## Exercise prompt
Starting at the first line of the listing below, repeat each line exactly until the line containing "a_hi = [35, 61]", which you include. Leave out pictures.

## Material provided
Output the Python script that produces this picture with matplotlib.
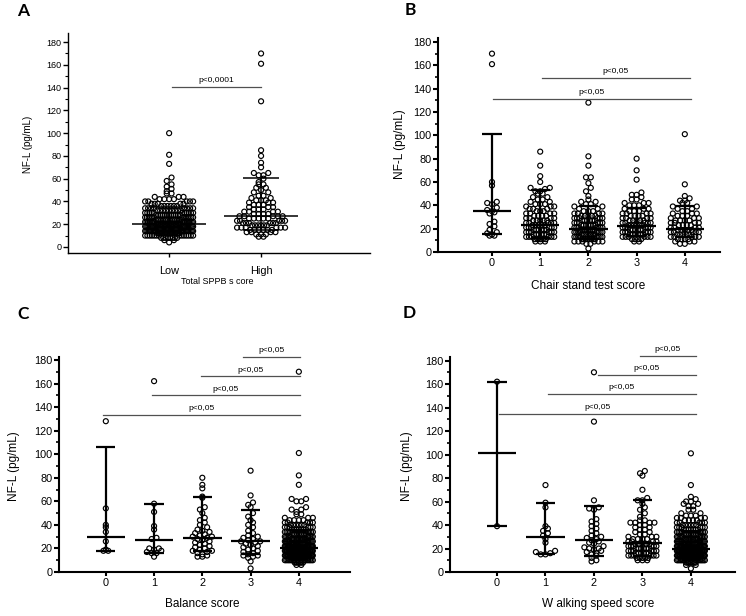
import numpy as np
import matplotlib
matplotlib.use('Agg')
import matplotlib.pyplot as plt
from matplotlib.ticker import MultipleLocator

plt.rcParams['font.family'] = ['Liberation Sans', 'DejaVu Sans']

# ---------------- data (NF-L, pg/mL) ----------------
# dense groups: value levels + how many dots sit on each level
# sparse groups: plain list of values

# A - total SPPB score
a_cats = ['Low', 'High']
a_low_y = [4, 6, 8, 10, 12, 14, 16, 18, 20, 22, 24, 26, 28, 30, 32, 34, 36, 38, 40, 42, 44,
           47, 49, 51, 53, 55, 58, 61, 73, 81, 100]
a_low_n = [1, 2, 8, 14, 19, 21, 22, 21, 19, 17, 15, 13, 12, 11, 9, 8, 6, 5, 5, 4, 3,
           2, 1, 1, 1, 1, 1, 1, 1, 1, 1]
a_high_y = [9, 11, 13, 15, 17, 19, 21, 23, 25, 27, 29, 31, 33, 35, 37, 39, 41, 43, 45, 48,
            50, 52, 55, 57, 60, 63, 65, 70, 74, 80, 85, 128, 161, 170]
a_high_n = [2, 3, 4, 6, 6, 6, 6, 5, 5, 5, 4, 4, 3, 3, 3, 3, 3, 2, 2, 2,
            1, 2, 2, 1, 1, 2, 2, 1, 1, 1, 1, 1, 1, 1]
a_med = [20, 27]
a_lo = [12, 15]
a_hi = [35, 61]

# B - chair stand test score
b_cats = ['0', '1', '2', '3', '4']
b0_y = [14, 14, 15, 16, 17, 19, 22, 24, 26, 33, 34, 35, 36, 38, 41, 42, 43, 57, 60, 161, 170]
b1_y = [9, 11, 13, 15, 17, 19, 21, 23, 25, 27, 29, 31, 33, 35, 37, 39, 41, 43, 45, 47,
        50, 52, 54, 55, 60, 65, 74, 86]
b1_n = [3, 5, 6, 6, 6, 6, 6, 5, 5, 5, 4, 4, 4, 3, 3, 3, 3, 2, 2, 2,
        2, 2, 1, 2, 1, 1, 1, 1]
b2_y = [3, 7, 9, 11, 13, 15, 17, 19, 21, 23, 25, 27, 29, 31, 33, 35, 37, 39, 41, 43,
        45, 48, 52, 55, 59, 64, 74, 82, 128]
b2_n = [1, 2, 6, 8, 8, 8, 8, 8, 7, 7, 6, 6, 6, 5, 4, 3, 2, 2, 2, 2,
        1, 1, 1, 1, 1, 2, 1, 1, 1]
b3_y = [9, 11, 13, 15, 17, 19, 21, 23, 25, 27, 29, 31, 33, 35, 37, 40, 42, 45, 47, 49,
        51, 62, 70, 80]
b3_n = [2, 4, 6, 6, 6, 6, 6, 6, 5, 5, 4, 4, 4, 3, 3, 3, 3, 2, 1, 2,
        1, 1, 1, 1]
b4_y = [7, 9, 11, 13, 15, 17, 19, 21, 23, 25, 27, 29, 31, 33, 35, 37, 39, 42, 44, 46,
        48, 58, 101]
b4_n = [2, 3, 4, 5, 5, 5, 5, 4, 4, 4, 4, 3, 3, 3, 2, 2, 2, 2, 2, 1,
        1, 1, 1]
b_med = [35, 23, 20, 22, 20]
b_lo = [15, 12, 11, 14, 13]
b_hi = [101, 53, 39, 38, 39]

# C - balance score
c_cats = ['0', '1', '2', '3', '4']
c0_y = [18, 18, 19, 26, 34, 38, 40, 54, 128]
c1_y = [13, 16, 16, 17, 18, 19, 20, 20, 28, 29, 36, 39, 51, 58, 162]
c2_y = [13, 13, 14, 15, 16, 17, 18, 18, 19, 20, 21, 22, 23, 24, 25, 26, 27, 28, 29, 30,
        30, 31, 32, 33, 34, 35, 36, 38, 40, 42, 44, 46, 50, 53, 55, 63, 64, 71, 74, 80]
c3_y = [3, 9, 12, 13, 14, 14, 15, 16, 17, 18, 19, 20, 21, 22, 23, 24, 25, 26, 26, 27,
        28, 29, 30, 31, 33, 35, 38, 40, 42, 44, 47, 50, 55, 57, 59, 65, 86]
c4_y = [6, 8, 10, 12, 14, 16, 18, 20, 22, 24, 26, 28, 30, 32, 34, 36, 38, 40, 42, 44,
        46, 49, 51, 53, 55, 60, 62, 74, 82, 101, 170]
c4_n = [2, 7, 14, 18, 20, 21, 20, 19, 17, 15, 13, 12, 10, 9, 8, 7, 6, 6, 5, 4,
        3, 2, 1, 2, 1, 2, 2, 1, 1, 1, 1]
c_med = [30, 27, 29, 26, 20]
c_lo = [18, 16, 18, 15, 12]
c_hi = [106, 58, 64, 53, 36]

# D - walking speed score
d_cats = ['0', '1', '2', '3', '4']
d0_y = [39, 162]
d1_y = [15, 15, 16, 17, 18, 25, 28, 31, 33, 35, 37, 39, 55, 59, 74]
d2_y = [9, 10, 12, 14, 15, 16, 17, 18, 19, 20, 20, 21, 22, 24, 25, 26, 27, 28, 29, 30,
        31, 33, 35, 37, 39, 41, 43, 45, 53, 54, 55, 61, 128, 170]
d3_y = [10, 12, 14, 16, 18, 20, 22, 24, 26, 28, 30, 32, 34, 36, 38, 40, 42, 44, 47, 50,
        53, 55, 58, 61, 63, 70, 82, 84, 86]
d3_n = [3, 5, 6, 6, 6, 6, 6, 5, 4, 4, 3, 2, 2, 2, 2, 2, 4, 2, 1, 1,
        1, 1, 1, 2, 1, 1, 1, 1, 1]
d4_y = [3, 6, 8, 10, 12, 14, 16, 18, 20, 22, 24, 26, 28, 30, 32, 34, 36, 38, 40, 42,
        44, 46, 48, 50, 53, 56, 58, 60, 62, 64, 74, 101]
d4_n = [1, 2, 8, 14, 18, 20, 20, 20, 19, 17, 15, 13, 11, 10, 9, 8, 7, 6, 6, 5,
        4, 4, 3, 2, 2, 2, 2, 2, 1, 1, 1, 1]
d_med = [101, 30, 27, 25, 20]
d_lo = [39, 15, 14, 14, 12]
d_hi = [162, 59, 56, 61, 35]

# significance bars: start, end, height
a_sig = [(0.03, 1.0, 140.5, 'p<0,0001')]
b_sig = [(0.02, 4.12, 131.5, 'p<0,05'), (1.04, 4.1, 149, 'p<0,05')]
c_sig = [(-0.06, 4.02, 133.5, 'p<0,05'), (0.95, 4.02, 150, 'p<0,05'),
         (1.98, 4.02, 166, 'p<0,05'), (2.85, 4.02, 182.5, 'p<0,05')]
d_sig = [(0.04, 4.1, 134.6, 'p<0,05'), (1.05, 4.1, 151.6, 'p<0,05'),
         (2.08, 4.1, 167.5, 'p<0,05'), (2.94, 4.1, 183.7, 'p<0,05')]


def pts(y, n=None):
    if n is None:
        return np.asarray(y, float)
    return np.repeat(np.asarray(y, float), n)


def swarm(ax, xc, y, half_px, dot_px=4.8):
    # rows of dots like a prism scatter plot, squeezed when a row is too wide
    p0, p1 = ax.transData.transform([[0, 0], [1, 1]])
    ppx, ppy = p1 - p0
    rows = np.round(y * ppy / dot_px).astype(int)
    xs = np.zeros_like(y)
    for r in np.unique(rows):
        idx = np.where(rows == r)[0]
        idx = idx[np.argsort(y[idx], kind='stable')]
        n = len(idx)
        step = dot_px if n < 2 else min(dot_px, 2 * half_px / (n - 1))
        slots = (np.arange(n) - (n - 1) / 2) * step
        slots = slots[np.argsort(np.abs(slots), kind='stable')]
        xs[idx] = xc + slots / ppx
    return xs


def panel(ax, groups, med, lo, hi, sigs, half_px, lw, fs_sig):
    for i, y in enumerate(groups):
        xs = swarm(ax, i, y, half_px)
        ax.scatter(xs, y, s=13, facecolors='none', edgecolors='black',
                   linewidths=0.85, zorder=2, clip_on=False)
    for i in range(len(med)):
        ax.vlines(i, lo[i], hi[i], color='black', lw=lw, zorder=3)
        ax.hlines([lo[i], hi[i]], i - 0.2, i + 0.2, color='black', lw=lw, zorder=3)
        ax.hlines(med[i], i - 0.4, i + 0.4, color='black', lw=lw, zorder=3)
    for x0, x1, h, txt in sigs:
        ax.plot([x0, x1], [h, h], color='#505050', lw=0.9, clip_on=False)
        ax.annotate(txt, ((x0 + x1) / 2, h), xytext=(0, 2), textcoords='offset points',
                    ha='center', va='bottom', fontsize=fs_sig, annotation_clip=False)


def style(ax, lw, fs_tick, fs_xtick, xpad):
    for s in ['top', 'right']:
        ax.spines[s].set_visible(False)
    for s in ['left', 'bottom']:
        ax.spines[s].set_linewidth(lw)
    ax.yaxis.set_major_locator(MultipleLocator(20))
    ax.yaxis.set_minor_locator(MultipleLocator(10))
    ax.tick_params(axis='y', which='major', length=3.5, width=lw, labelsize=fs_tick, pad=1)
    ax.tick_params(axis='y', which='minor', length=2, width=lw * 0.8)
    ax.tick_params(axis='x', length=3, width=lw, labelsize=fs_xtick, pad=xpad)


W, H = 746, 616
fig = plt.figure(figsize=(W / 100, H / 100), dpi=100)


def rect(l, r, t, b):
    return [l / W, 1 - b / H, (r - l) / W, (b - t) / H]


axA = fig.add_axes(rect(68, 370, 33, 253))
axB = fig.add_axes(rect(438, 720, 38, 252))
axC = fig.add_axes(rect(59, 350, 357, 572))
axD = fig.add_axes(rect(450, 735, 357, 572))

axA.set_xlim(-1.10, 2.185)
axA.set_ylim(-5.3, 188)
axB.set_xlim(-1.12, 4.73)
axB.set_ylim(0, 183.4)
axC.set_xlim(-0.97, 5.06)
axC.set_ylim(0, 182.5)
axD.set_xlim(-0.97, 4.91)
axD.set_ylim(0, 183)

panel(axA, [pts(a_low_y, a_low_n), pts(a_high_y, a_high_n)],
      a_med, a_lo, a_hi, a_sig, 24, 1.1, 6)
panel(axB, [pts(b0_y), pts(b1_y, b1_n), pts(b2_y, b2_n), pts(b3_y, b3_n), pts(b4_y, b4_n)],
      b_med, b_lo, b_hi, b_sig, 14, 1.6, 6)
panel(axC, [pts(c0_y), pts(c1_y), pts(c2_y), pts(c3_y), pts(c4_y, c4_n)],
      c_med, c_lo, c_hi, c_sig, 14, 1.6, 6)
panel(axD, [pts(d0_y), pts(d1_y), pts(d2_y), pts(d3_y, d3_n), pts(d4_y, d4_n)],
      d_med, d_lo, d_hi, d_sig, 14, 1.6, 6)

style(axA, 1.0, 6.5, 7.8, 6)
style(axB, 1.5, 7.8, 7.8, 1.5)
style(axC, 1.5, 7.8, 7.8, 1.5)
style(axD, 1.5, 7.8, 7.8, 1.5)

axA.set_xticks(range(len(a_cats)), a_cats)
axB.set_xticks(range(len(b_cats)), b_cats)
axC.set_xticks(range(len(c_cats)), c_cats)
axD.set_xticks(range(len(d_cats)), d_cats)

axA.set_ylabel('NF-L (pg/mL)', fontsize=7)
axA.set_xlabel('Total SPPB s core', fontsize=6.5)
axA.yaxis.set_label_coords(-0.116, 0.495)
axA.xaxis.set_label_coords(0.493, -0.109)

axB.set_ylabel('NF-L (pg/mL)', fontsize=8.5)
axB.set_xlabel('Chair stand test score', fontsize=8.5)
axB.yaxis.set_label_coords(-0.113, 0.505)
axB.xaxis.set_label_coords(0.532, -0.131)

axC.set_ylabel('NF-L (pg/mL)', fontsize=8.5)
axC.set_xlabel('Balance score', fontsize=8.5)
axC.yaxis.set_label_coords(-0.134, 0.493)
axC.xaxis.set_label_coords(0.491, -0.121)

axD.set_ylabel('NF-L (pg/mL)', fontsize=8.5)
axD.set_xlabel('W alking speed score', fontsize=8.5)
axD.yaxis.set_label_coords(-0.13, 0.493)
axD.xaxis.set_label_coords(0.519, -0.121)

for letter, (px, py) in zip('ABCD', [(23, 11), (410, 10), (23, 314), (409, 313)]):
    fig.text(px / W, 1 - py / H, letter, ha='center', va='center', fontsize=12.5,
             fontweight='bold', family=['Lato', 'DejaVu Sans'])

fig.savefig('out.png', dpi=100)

## Correct result
Output the Python script that produces this picture with matplotlib.
import numpy as np
import matplotlib
matplotlib.use('Agg')
import matplotlib.pyplot as plt
from matplotlib.ticker import MultipleLocator

plt.rcParams['font.family'] = ['Liberation Sans', 'DejaVu Sans']

# ---------------- data (NF-L, pg/mL) ----------------
# dense groups: value levels + how many dots sit on each level
# sparse groups: plain list of values

# A - total SPPB score
a_cats = ['Low', 'High']
a_low_y = [4, 6, 8, 10, 12, 14, 16, 18, 20, 22, 24, 26, 28, 30, 32, 34, 36, 38, 40, 42, 44,
           47, 49, 51, 53, 55, 58, 61, 73, 81, 100]
a_low_n = [1, 2, 8, 14, 19, 21, 22, 21, 19, 17, 15, 13, 12, 11, 9, 8, 6, 5, 5, 4, 3,
           2, 1, 1, 1, 1, 1, 1, 1, 1, 1]
a_high_y = [9, 11, 13, 15, 17, 19, 21, 23, 25, 27, 29, 31, 33, 35, 37, 39, 41, 43, 45, 48,
            50, 52, 55, 57, 60, 63, 65, 70, 74, 80, 85, 128, 161, 170]
a_high_n = [2, 3, 4, 6, 6, 6, 6, 5, 5, 5, 4, 4, 3, 3, 3, 3, 3, 2, 2, 2,
            1, 2, 2, 1, 1, 2, 2, 1, 1, 1, 1, 1, 1, 1]
a_med = [20, 27]
a_lo = [12, 15]
a_hi = [35, 61]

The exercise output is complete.